When you had your girlfriend’s laptop hooked up, did you power cycle the modem? If not, it probably wouldn’t recognize the MAC address of her NIC; so no IP given to the laptop.
The cable guy showed up and I showed him the problem. He tried to ping www.yahoo.com and of course it failed. He then pinged what I think is a DNS server at 10.61.224.1. It did get a response from there. All 4 packets came back fine. At this point he declared that their equipment was working fine. He said it was probably a Winsock problem and that they’ve been seeing a lot of that recently. I asked him what the solution was and he said that he didn’t know. He thought some people were going back to an old restore point but he didn’t know if that helped. He connected his laptop to the modem and it connected just fine (after power cycling the modem).
So I tried to restore to a point when I knew everything was working. It looked like the restore went fine. Still no connectivity.
I then uninstalled Zone Alarm. Still no connection.
I then tried Safe Mode with Networking and no connection.
So, my question now is, do you guys think this is a Winsock problem? If not, any suggestions? If so, any idea of how to fix it? Or should I just take it in to Best Buy or somewhere?
No no no, don’t go reinstalling yet; this problem is surely fixable.
If it is indeed a Winsock problem, then (assuming you’ve got xp sp2) you can reset the Winsock settings to their default using the command “netsh winsock reset” at the command line.
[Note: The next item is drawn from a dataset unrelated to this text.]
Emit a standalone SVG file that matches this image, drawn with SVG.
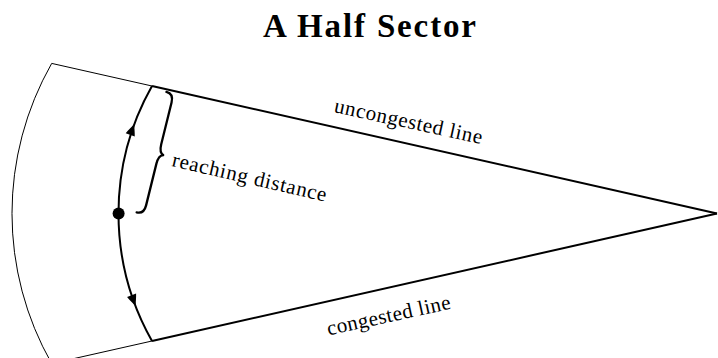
<svg xmlns="http://www.w3.org/2000/svg" width="718" height="358" viewBox="0 0 718 358">
  <style>
    .thin { fill: none; stroke: #000; stroke-width: 1; }
    .thick { fill: none; stroke: #000; stroke-width: 2; stroke-linecap: butt; }
    .lbl { font-size: 21px; fill: #000; }
    .title { font-size: 33px; font-weight: bold; fill: #000; }
  </style>
  <defs>
    <path id="ah" d="M0,0 C-3.5,-1.4 -7.5,-3.5 -11.5,-4.8 L-11.5,4.8 C-7.5,3.5 -3.5,1.4 0,0 Z" fill="#000"/>
  </defs>
  <rect width="718" height="358" fill="#fff"/>

  <g id="title">
    <text class="title" font-family="'Liberation Serif', 'DejaVu Serif', serif" x="369.5" y="37" text-anchor="middle" textLength="213" lengthAdjust="spacing">A Half Sector</text>
  </g>

  <g id="sector-outline">
    <path class="thin" d="M51.7,63.4 L152,86"/>
    <path class="thin" d="M152,341 L51.7,363.6"/>
    <path class="thin" d="M51.7,63.4 A303.6,303.6 0 0 0 51.7,363.6"/>
  </g>

  <g id="connectors">
    <path id="uncongested-line" class="thick" d="M152,86 L717,213.5"/>
    <path id="congested-line" class="thick" d="M152,341 L717,213.5"/>
    <path id="reach-arc" class="thick" d="M152,86 A259.4,259.4 0 0 0 152,341"/>
    <use href="#ah" transform="translate(134.2,124) rotate(-69.8)"/>
    <use href="#ah" transform="translate(135.6,306) rotate(69.6)"/>
  </g>

  <g id="origin-dot">
    <circle cx="118.6" cy="213.4" r="6" fill="#000"/>
  </g>

  <g id="brace">
    <path d="M-1.5,-62 C3,-62 6,-59.5 6,-53 L6,-10 C6,-4 7.5,-1 10.5,0 C7.5,1 6,4 6,10 L6,53 C6,59.5 3,62 -1.5,62" fill="none" stroke="#000" stroke-width="2.3" stroke-linecap="round" stroke-linejoin="round" transform="translate(153,152.5) rotate(13.9)"/>
  </g>

  <g id="labels" font-family="'Liberation Serif', 'DejaVu Serif', serif">
    <text class="lbl" transform="translate(171,166) rotate(13)" textLength="158" lengthAdjust="spacing">reaching distance</text>
    <text class="lbl" text-anchor="middle" transform="translate(407,128) rotate(12.3)" textLength="151" lengthAdjust="spacing">uncongested line</text>
    <text class="lbl" text-anchor="middle" transform="translate(390,322) rotate(-12.3)" textLength="126" lengthAdjust="spacing">congested line</text>
  </g>
</svg>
This will remove all modifications made by any third-party programs that have tied themselves in to Winsock; these are what often screw things up, either due to an incomplete uninstallation, or (in the case of some spyware) because they meant to.
If you run this command you will have to reinstall any legitimate software you had that tied in to Winsock, however. Zonealarm will almost certainly need to be reinstalled, this site suggests Google Desktop might be affected (although I have it installed and there’s no sign of a Winsock hook for it on my machine).
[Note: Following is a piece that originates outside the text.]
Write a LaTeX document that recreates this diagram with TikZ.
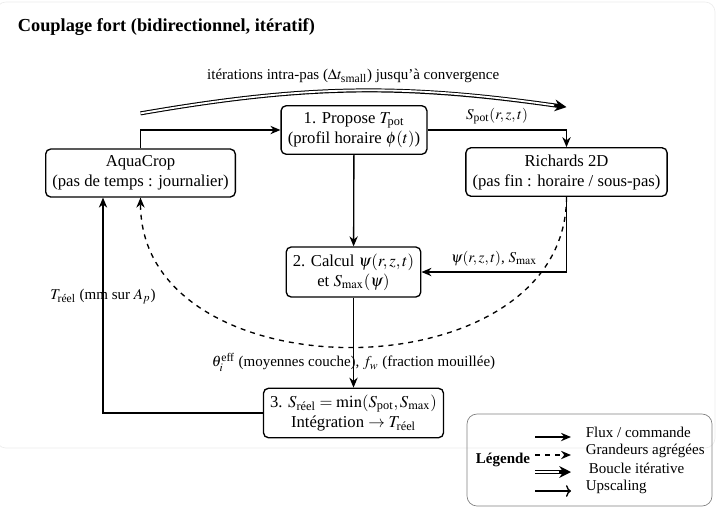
\documentclass[tikz,border=0pt]{standalone}
\usepackage{amsmath}
\usepackage{mathptmx}
\usepackage{fontspec}
\setmainfont{Liberation Serif}
\usetikzlibrary{arrows.meta, positioning}
\tikzset{
box/.style={draw, thick, rounded corners=3pt, align=center, inner sep=4pt}, % the two models and the three steps
lbl/.style={font=\small}, % text on the connectors and in the legend
flux/.style={thick, -{Stealth[length=6pt,width=5pt]}}, % plain flow / command
agg/.style={thick, dashed, -{Stealth[length=6pt,width=5pt]}}, % aggregated quantities
boucle/.style={line width=2.4pt, -{Stealth[length=7pt,width=7pt]}, postaction={draw=white, line width=1.1pt, -, shorten >=7.5pt}}, % iterative loop: a wide line with a white core looks double
upsc/.style={thick, -{To[length=3pt,width=7pt]}}, % upscaling
}

\begin{document}
\begin{tikzpicture}[x=0.6pt, y=-0.6pt]
    %% page size and the light frame round the figure
    \useasboundingbox (0,0) rectangle (719,511);
    \draw[gray!15, rounded corners=6pt] (-4,2) rectangle (715,448);
    \node[anchor=west, font=\fontsize{11}{13}\selectfont\bfseries] (titre) at (12,27) {Couplage fort (bidirectionnel, itératif)};

    %% the models and the steps
    \node[box] (aqua) at (140.5,173) {AquaCrop\\(pas de temps : journalier)};
    \node[box] (propose) at (354,130) {1. Propose $T_{\text{pot}}$\\(profil horaire $\phi(t)$)};
    \node[box] (richards) at (566.5,172) {Richards 2D\\(pas fin : horaire / sous-pas)};
    \node[box] (calcul) at (353.5,272) {2. Calcul $\psi(r,z,t)$\\et $S_{\max}(\psi)$};
    \node[box] (integ) at (353.5,413) {3. $S_{\text{réel}}=\min(S_{\text{pot}},S_{\max})$\\Intégration $\rightarrow T_{\text{réel}}$};

    %% connectors
    \draw[flux] (aqua.north) |- (propose.west);
    \draw[flux] (propose.east) -| node[lbl, pos=0.25, above] {$S_{\text{pot}}(r,z,t)$} (richards.north);
    \draw[flux] (propose) -- (calcul);
    \draw[flux] (richards.south) |- node[lbl, pos=0.75, above] {$\psi(r,z,t)$, $S_{\max}$} (calcul.east);
    \draw[flux] (calcul) -- node[lbl, pos=0.72] {$\theta_i^{\text{eff}}$ (moyennes couche), $f_w$ (fraction mouillée)} (integ);
    \draw[flux] (integ.west) -| node[lbl, pos=0.77] {$T_{\text{réel}}$ (mm sur $A_p$)} ([xshift=-22.5pt]aqua.south);
    \draw[agg] (richards.south) to[out=-90, in=-90, looseness=1.2] (aqua.south);

    %% iterative loop over the top
    \coordinate (boucleA) at ([yshift=21pt]aqua.north);
    \coordinate (boucleB) at ([yshift=24pt]richards.north);
    \draw[boucle] (boucleA) to[bend left=9] node[lbl, above] {itérations intra-pas ($\Delta t_{\text{small}}$) jusqu'à convergence} (boucleB);

    %% legend
    \draw[gray, rounded corners=6pt] (467,414) rectangle (712,506);
    \node[font=\small\bfseries] (legende) at (503,460) {Légende};
    \coordinate (fluxA) at (535,437); \coordinate (fluxB) at (571,437);
    \coordinate (aggA) at (535,455); \coordinate (aggB) at (571,455);
    \coordinate (boucleC) at (535,472); \coordinate (boucleD) at (571,472);
    \coordinate (upscA) at (535,491); \coordinate (upscB) at (571,491);
    \draw[flux] (fluxA) -- (fluxB);
    \draw[agg] (aggA) -- (aggB);
    \draw[boucle] (boucleC) -- (boucleD);
    \draw[upsc] (upscA) -- (upscB);
    \node[lbl, anchor=west] (tflux) at (580,432) {Flux / commande};
    \node[lbl, anchor=west] (tagg) at (580,451) {Grandeurs agrégées};
    \node[lbl, anchor=west] (tboucle) at (583,468) {Boucle itérative};
    \node[lbl, anchor=west] (tupsc) at (580,487) {Upscaling};
\end{tikzpicture}
\end{document}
What I’m afraid I can’t tell you for sure is whether your machine’s symptoms are in fact the result of a Winsock problem. I’d be a bit surprised you can ping anything if Winsock is the culprit. Assuming that the IP that was pingable was a DNS server, DNS requests should work; what happens if you try the command “nslookup www.yahoo.com” at the command line?
Okay, forgive my three posts in a row, but I just remembered where the Winsock testing tool is. If you have a Windows CD, browse to SUPPORT\TOOLS on it and run setup.exe to install a bunch of diagnostic stuff (make sure to choose “complete install”). Then at the command line run “netdiag /test:winsock /v”. This ought to tell you whether Winsock is knackered or not. If you don’t have a CD, you can get them from here (but will need to run Microsoft’s annoying Genuine Advantage check first).
This is all getting a little difficult running back and forth to the public library.
Ok, what I did after noodling around on the web was run from the command line “netsh int ip reset catalog” followed by “netsh int ip reset rest.log” While I have no earthly idea what that did, it allowed me to ping www.yahoo.com and www.google.com and get a response. However, every web address I tried through Firefox and IE timed out while trying to connect.
I’m almost positive I still have my Windows CD, so I’ll try all the stuff that Dead Badger said to try, in addition to the winsock reset.
The library closes in an hour and a half, so I doubt I’ll be back on today unless through some miracle I can connect at home after trying all this stuff.
Thanks for all the help so far. I’ll let you know what happens next.